● **REQUIREMENT**:
Omit all pictures. Copy the rest of the material exactly.

● **RAW DATA**:
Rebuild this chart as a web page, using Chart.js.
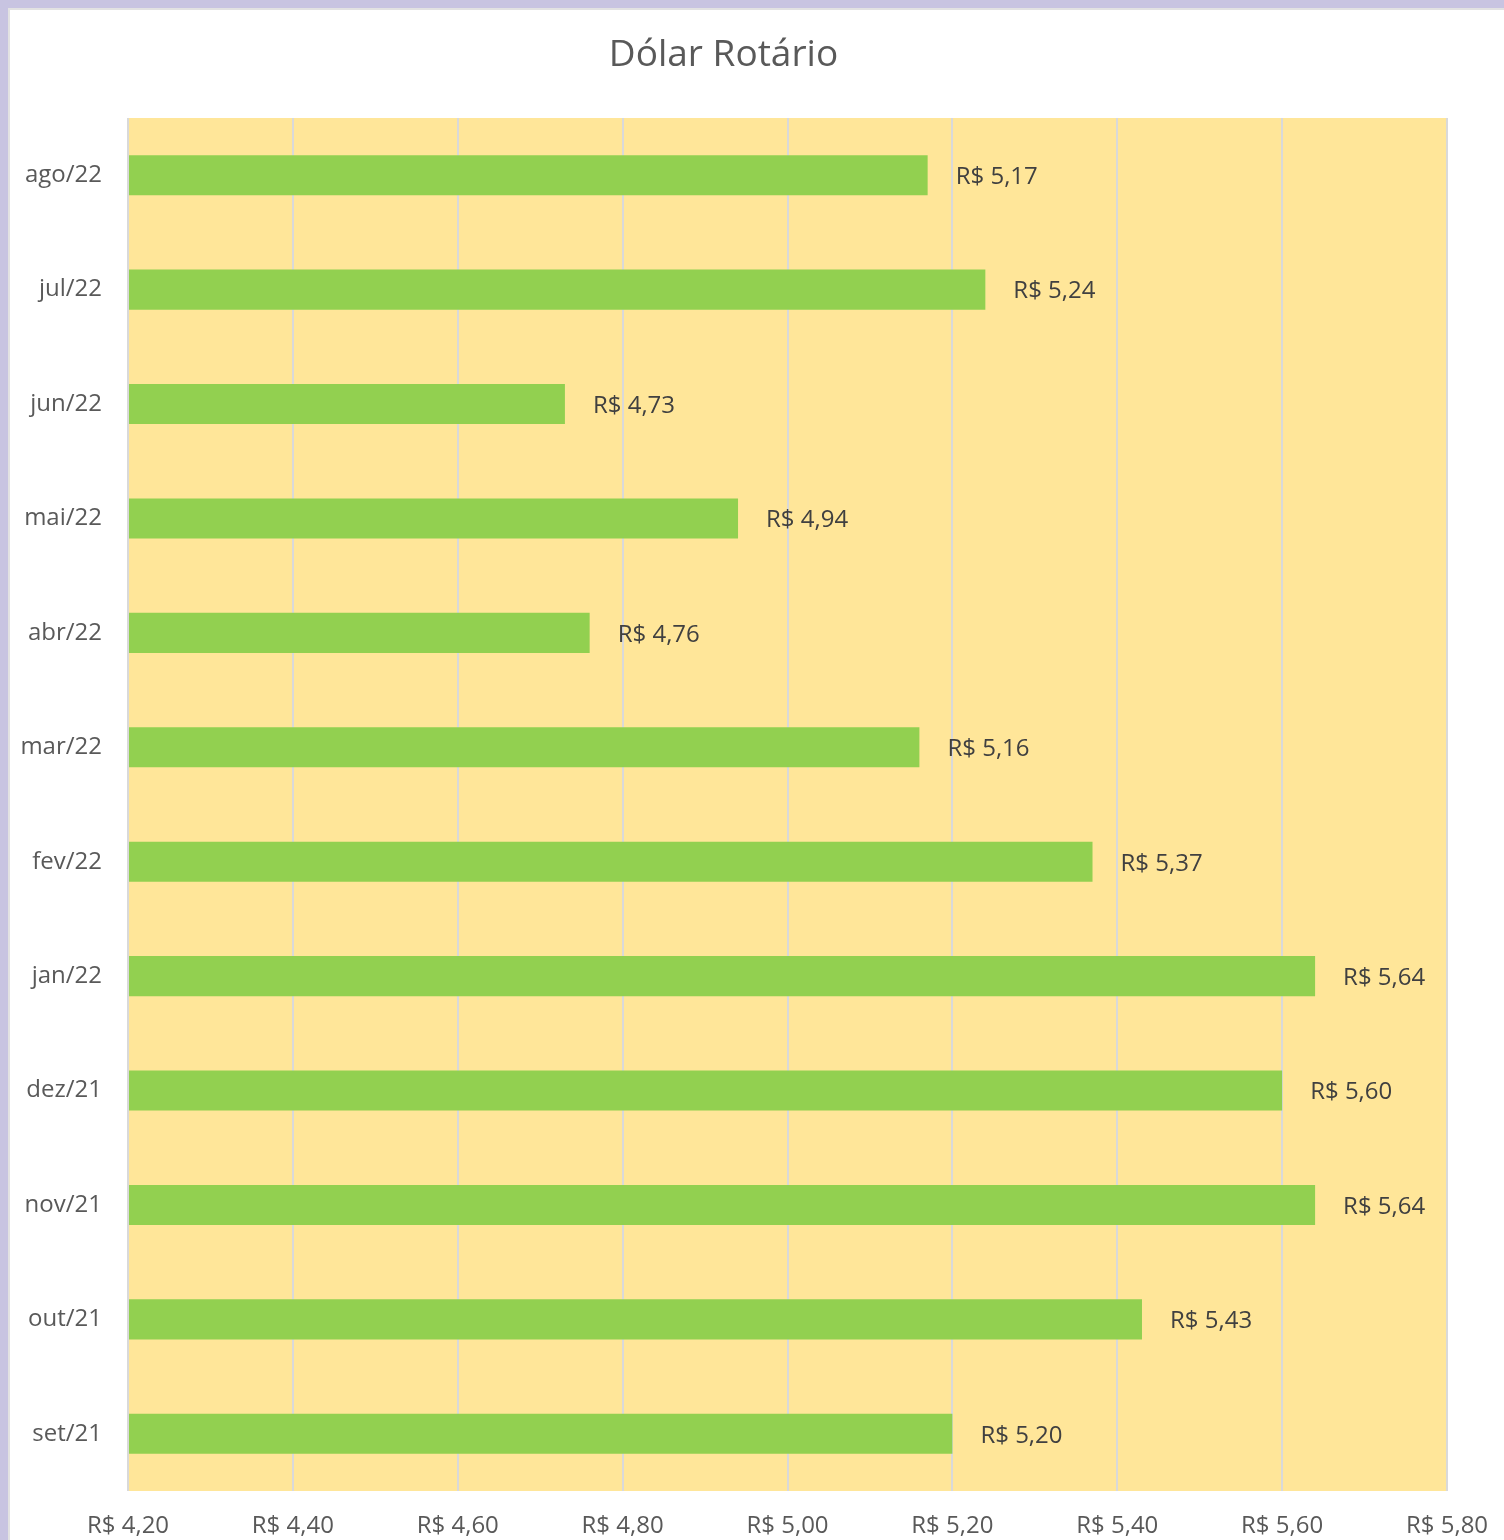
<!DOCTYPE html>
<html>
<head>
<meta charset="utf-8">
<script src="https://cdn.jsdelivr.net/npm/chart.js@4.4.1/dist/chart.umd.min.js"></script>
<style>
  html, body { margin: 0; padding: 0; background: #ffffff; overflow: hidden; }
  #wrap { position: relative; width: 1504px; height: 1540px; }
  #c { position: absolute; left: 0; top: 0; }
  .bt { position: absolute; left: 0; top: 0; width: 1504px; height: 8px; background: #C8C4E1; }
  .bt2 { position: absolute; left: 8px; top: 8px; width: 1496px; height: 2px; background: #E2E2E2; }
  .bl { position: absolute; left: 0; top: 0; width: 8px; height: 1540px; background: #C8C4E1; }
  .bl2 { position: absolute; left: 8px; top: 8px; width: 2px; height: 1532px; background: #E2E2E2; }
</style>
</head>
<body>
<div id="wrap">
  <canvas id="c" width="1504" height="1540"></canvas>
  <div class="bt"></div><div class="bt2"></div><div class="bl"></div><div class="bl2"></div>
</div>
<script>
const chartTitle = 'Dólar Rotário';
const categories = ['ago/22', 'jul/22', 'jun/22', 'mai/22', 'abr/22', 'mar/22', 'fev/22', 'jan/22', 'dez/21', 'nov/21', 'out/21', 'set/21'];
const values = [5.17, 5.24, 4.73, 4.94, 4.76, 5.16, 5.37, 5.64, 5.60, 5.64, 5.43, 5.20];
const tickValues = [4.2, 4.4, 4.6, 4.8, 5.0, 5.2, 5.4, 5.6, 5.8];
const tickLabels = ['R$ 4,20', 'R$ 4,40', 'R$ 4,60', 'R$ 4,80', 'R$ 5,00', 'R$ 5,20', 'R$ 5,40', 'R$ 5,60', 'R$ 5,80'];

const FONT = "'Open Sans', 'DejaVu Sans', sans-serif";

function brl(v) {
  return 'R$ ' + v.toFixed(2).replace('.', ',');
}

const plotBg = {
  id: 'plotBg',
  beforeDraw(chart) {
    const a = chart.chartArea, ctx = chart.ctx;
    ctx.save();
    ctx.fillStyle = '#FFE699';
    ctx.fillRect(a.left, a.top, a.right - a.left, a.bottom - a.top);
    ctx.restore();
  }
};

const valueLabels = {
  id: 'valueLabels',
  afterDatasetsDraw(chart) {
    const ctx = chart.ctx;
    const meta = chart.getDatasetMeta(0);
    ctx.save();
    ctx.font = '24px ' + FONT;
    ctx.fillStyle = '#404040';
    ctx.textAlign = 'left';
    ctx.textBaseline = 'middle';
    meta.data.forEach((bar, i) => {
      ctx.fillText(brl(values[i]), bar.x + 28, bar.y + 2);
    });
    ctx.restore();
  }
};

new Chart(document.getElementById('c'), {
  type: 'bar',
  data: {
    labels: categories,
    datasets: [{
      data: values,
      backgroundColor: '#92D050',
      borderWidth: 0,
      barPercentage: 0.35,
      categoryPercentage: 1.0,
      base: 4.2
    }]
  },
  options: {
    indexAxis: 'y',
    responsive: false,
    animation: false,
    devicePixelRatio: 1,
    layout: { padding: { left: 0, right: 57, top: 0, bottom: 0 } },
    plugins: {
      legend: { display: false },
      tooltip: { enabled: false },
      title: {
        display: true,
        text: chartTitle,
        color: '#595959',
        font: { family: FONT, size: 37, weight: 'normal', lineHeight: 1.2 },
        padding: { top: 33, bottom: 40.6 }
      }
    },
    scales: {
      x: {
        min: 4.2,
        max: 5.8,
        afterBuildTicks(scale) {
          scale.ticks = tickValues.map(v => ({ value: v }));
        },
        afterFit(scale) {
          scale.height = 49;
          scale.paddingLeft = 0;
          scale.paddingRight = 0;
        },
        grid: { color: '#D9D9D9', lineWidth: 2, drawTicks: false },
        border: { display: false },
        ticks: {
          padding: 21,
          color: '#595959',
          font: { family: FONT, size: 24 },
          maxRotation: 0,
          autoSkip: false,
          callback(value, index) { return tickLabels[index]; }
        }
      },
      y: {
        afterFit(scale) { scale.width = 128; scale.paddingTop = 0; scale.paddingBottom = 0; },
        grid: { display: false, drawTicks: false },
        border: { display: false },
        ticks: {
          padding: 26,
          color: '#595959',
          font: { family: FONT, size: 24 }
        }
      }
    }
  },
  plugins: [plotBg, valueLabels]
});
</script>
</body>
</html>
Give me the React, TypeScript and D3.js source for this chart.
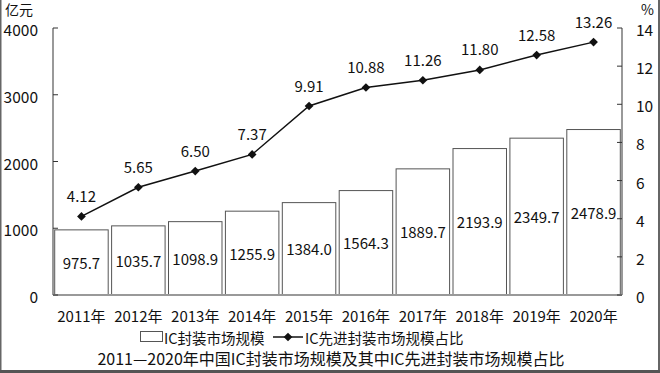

● **RESULT**:
Rebuild this chart as a web page, using Chart.js.
<!DOCTYPE html>
<html>
<head>
<meta charset="utf-8">
<script src="https://cdn.jsdelivr.net/npm/chart.js@4.4.1/dist/chart.umd.min.js"></script>
<style>
  html, body { margin: 0; padding: 0; background: #ffffff; overflow: hidden; }
  #wrap { position: relative; width: 1504px; height: 1540px; }
  #c { position: absolute; left: 0; top: 0; }
  .bt { position: absolute; left: 0; top: 0; width: 1504px; height: 8px; background: #C8C4E1; }
  .bt2 { position: absolute; left: 8px; top: 8px; width: 1496px; height: 2px; background: #E2E2E2; }
  .bl { position: absolute; left: 0; top: 0; width: 8px; height: 1540px; background: #C8C4E1; }
  .bl2 { position: absolute; left: 8px; top: 8px; width: 2px; height: 1532px; background: #E2E2E2; }
</style>
</head>
<body>
<div id="wrap">
  <canvas id="c" width="1504" height="1540"></canvas>
  <div class="bt"></div><div class="bt2"></div><div class="bl"></div><div class="bl2"></div>
</div>
<script>
const chartTitle = 'Dólar Rotário';
const categories = ['ago/22', 'jul/22', 'jun/22', 'mai/22', 'abr/22', 'mar/22', 'fev/22', 'jan/22', 'dez/21', 'nov/21', 'out/21', 'set/21'];
const values = [5.17, 5.24, 4.73, 4.94, 4.76, 5.16, 5.37, 5.64, 5.60, 5.64, 5.43, 5.20];
const tickValues = [4.2, 4.4, 4.6, 4.8, 5.0, 5.2, 5.4, 5.6, 5.8];
const tickLabels = ['R$ 4,20', 'R$ 4,40', 'R$ 4,60', 'R$ 4,80', 'R$ 5,00', 'R$ 5,20', 'R$ 5,40', 'R$ 5,60', 'R$ 5,80'];

const FONT = "'Open Sans', 'DejaVu Sans', sans-serif";

function brl(v) {
  return 'R$ ' + v.toFixed(2).replace('.', ',');
}

const plotBg = {
  id: 'plotBg',
  beforeDraw(chart) {
    const a = chart.chartArea, ctx = chart.ctx;
    ctx.save();
    ctx.fillStyle = '#FFE699';
    ctx.fillRect(a.left, a.top, a.right - a.left, a.bottom - a.top);
    ctx.restore();
  }
};

const valueLabels = {
  id: 'valueLabels',
  afterDatasetsDraw(chart) {
    const ctx = chart.ctx;
    const meta = chart.getDatasetMeta(0);
    ctx.save();
    ctx.font = '24px ' + FONT;
    ctx.fillStyle = '#404040';
    ctx.textAlign = 'left';
    ctx.textBaseline = 'middle';
    meta.data.forEach((bar, i) => {
      ctx.fillText(brl(values[i]), bar.x + 28, bar.y + 2);
    });
    ctx.restore();
  }
};

new Chart(document.getElementById('c'), {
  type: 'bar',
  data: {
    labels: categories,
    datasets: [{
      data: values,
      backgroundColor: '#92D050',
      borderWidth: 0,
      barPercentage: 0.35,
      categoryPercentage: 1.0,
      base: 4.2
    }]
  },
  options: {
    indexAxis: 'y',
    responsive: false,
    animation: false,
    devicePixelRatio: 1,
    layout: { padding: { left: 0, right: 57, top: 0, bottom: 0 } },
    plugins: {
      legend: { display: false },
      tooltip: { enabled: false },
      title: {
        display: true,
        text: chartTitle,
        color: '#595959',
        font: { family: FONT, size: 37, weight: 'normal', lineHeight: 1.2 },
        padding: { top: 33, bottom: 40.6 }
      }
    },
    scales: {
      x: {
        min: 4.2,
        max: 5.8,
        afterBuildTicks(scale) {
          scale.ticks = tickValues.map(v => ({ value: v }));
        },
        afterFit(scale) {
          scale.height = 49;
          scale.paddingLeft = 0;
          scale.paddingRight = 0;
        },
        grid: { color: '#D9D9D9', lineWidth: 2, drawTicks: false },
        border: { display: false },
        ticks: {
          padding: 21,
          color: '#595959',
          font: { family: FONT, size: 24 },
          maxRotation: 0,
          autoSkip: false,
          callback(value, index) { return tickLabels[index]; }
        }
      },
      y: {
        afterFit(scale) { scale.width = 128; scale.paddingTop = 0; scale.paddingBottom = 0; },
        grid: { display: false, drawTicks: false },
        border: { display: false },
        ticks: {
          padding: 26,
          color: '#595959',
          font: { family: FONT, size: 24 }
        }
      }
    }
  },
  plugins: [plotBg, valueLabels]
});
</script>
</body>
</html>
Give me the React, TypeScript and D3.js source for this chart.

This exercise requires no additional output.